We brought the broth to the boil and left it to simmer for a couple of hours. It’s good to taste it as you go and flavour it up as you see fit.

Our ramen recipe required just 500ml of stock, so we have plenty left over to use in the coming days.

Cooking
Have your hot stock, whether home-made or shop bought, at hand as you start the cooking of the dish.
The first thing is to cook your noodles: if they’re dried it should take a couple of minutes in boiling water. Then drain them and leave them aside. If they’re pre-cooked you can simply add them close to the end of the cooking process to heat in the cooking broth.
Fry your spring onion/onion, garlic, ginger and chilli together in a medium pan for a minute or two until starting to soften, then add your core veg of choice (in our case the carrot and courgette, followed later by spinach into the broth). Cook for another minute or two (longer if you prefer/need to cook certain veg longer). Add in the paprika and chilli for the final minute.

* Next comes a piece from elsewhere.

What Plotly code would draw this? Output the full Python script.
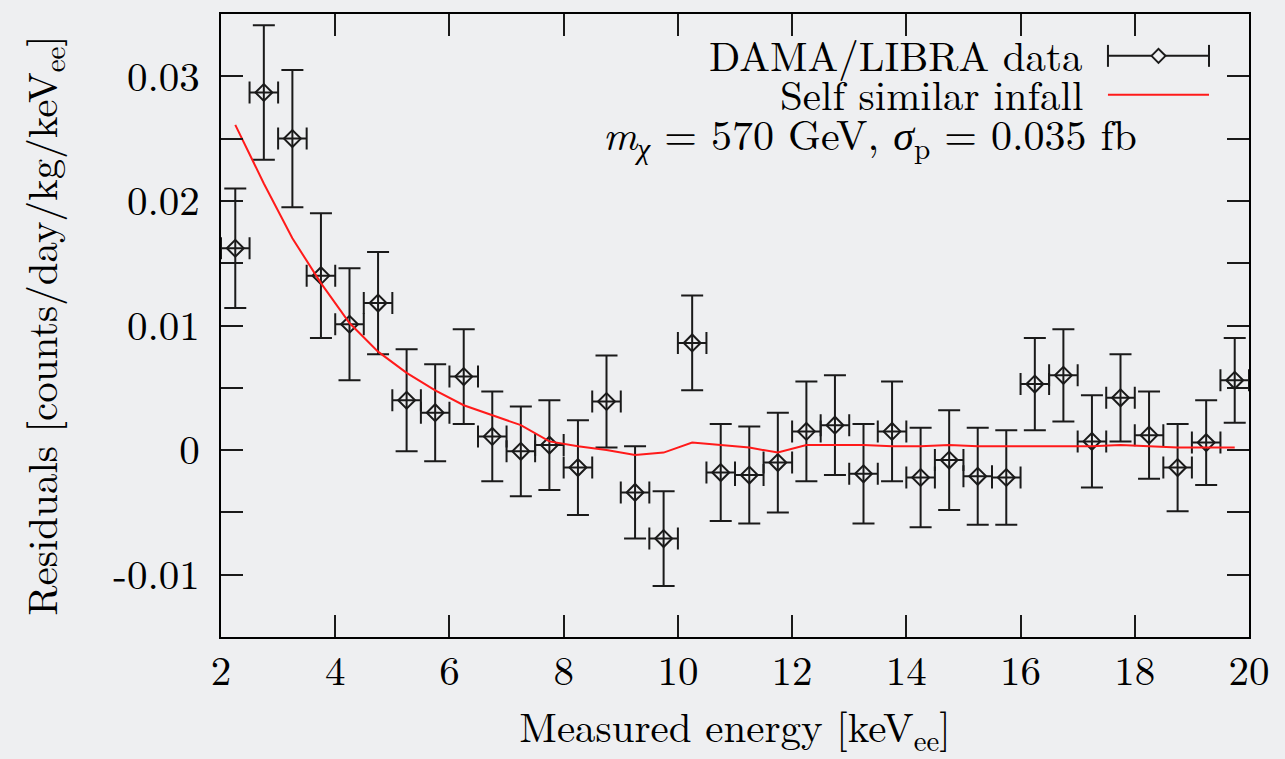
import plotly.graph_objects as go

# Annual-modulation residuals, 0.5 keV bins from 2 to 20 keVee
energy = [2.25, 2.75, 3.25, 3.75, 4.25, 4.75, 5.25, 5.75, 6.25, 6.75, 7.25, 7.75,
          8.25, 8.75, 9.25, 9.75, 10.25, 10.75, 11.25, 11.75, 12.25, 12.75, 13.25, 13.75,
          14.25, 14.75, 15.25, 15.75, 16.25, 16.75, 17.25, 17.75, 18.25, 18.75, 19.25, 19.75]
bin_halfwidth = [0.25] * len(energy)

residuals = [0.0162, 0.0287, 0.0250, 0.0140, 0.0101, 0.0118, 0.0040, 0.0030, 0.0059,
             0.0011, -0.0001, 0.0004, -0.0014, 0.0039, -0.0034, -0.0071, 0.0086, -0.0018,
             -0.0020, -0.0010, 0.0015, 0.0020, -0.0019, 0.0015, -0.0022, -0.0008, -0.0021,
             -0.0022, 0.0053, 0.0060, 0.0007, 0.0042, 0.0012, -0.0014, 0.0006, 0.0056]

residual_err = [0.0048, 0.0054, 0.0055, 0.0050, 0.0045, 0.0041, 0.0041, 0.0039, 0.0038,
                0.0036, 0.0036, 0.0036, 0.0038, 0.0037, 0.0037, 0.0038, 0.0038, 0.0039,
                0.0039, 0.0040, 0.0040, 0.0040, 0.0040, 0.0040, 0.0040, 0.0040, 0.0039,
                0.0038, 0.0037, 0.0037, 0.0037, 0.0035, 0.0035, 0.0035, 0.0034, 0.0034]

# Self-similar infall prediction at the bin centres
infall_model = [0.0261, 0.0214, 0.0170, 0.0134, 0.0102, 0.0079, 0.0062, 0.0048, 0.0036,
                0.0028, 0.0020, 0.0007, 0.0003, 0.0000, -0.0004, -0.0002, 0.0006, 0.0004,
                0.0002, -0.0002, 0.0004, 0.0004, 0.0004, 0.0003, 0.0003, 0.0004, 0.0003,
                0.0003, 0.0003, 0.0003, 0.0003, 0.0004, 0.0003, 0.0002, 0.0002, 0.0002]

x_ticks = [2, 4, 6, 8, 10, 12, 14, 16, 18, 20]
y_ticks = [-0.01, 0, 0.01, 0.02, 0.03]
y_tick_text = ["-0.01", "0", "0.01", "0.02", "0.03"]

FONT = "Latin Modern Roman"
BG = "#eeeff1"
INK = "#1a1a1a"
SIZE = 41

fig = go.Figure()

fig.add_trace(go.Scatter(
    x=energy, y=residuals, mode="markers", name="DAMA/LIBRA data",
    marker=dict(symbol="diamond-open", size=13, color=INK, line=dict(width=2, color=INK)),
    error_y=dict(type="data", array=residual_err, visible=True, color=INK,
                 thickness=2, width=11),
    error_x=dict(type="data", array=bin_halfwidth, visible=True, color=INK,
                 thickness=2, width=11),
    showlegend=False,
))

fig.add_trace(go.Scatter(
    x=energy, y=infall_model, mode="lines", name="Self similar infall",
    line=dict(color="#ff1a1a", width=2),
    showlegend=False,
))

# Key in the upper right: label on the left, sample on the right
key_x0, key_x1 = 0.8628, 0.9611
key_mid = (key_x0 + key_x1) / 2
row1, row2 = 0.9328, 0.8704
cap_h = 0.0176
dx, dy = 0.0068, 0.0112
shapes = [
    dict(type="line", xref="paper", yref="paper", x0=key_x0, x1=key_x1, y0=row1, y1=row1,
         line=dict(color=INK, width=2)),
    dict(type="line", xref="paper", yref="paper", x0=key_x0, x1=key_x0,
         y0=row1 - cap_h, y1=row1 + cap_h, line=dict(color=INK, width=2)),
    dict(type="line", xref="paper", yref="paper", x0=key_x1, x1=key_x1,
         y0=row1 - cap_h, y1=row1 + cap_h, line=dict(color=INK, width=2)),
    dict(type="path", xref="paper", yref="paper",
         path=f"M {key_mid - dx},{row1} L {key_mid},{row1 + dy} L {key_mid + dx},{row1} "
              f"L {key_mid},{row1 - dy} Z",
         fillcolor=BG, line=dict(color=INK, width=2)),
    dict(type="line", xref="paper", yref="paper", x0=key_x0, x1=key_x1, y0=row2, y1=row2,
         line=dict(color="#ff1a1a", width=2)),
]

annotations = [
    dict(text="DAMA/LIBRA data", xref="paper", yref="paper", x=0.8404, y=row1 + 0.003,
         xanchor="right", yanchor="middle", showarrow=False,
         font=dict(family=FONT, size=SIZE, color="black")),
    dict(text="Self similar infall", xref="paper", yref="paper", x=0.8404, y=row2 + 0.003,
         xanchor="right", yanchor="middle", showarrow=False,
         font=dict(family=FONT, size=SIZE, color="black")),
    dict(text="<i>m</i><sub><i>χ</i></sub> = 570 GeV, <i>σ</i><sub>p</sub> = 0.035 fb",
         xref="paper", yref="paper", x=0.631, y=0.805,
         xanchor="center", yanchor="middle", showarrow=False,
         font=dict(family=FONT, size=SIZE + 1, color="black")),
    # y-axis title, placed beside the tick labels
    dict(text="Residuals [counts/day/kg/keV<sub>ee</sub>]", xref="paper", yref="paper",
         x=-0.174, y=0.5, xanchor="center", yanchor="middle", textangle=-90,
         showarrow=False, font=dict(family=FONT, size=SIZE, color="black")),
]

fig.update_layout(
    width=1285, height=759, autosize=False,
    margin=dict(l=221, r=36, t=12, b=122),
    paper_bgcolor=BG, plot_bgcolor=BG,
    font=dict(family=FONT, size=SIZE, color="black"),
    shapes=shapes, annotations=annotations,
)

fig.update_xaxes(
    range=[2, 20], tickmode="array", tickvals=x_ticks,
    ticks="inside", ticklen=22, tickwidth=1.5, tickcolor=INK,
    showline=True, linecolor="black", linewidth=2, mirror="ticks",
    showgrid=False, zeroline=False, ticklabelstandoff=-3,
    tickfont=dict(family=FONT, size=SIZE),
    title=dict(text="Measured energy [keV<sub>ee</sub>]", font=dict(family=FONT, size=SIZE),
               standoff=8),
)
fig.update_yaxes(
    range=[-0.015, 0.035], tickmode="array", tickvals=y_ticks, ticktext=y_tick_text,
    ticks="inside", ticklen=22, tickwidth=1.5, tickcolor=INK,
    minor=dict(dtick=0.005, tick0=0, ticks="inside", ticklen=22, tickwidth=1.5,
               tickcolor=INK, showgrid=False),
    showline=True, linecolor="black", linewidth=2, mirror="ticks",
    showgrid=False, zeroline=False, ticklabelstandoff=11,
    tickfont=dict(family=FONT, size=SIZE),
)

fig.write_html("out.html")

Add the stock, miso, tamari, maple and half the citrus and bring to the boil. Then reduce to simmer for three minutes and add the noodles to heat through.
Serve in bowls, squeeze over the last of the citrus and garnish with whatever you fancy – we used parsley, a fried egg, seed mix (sesame, linseed, sunflower and pumpkin) and a squeeze of sriracha.

Don’t forget to save your odds and ends to freeze for your next batch of stock

Lovely recipe, and it’s great that you saved all those bits for stock. I always think of the vegetable scraps as gifts as I transform them into a luscious broth.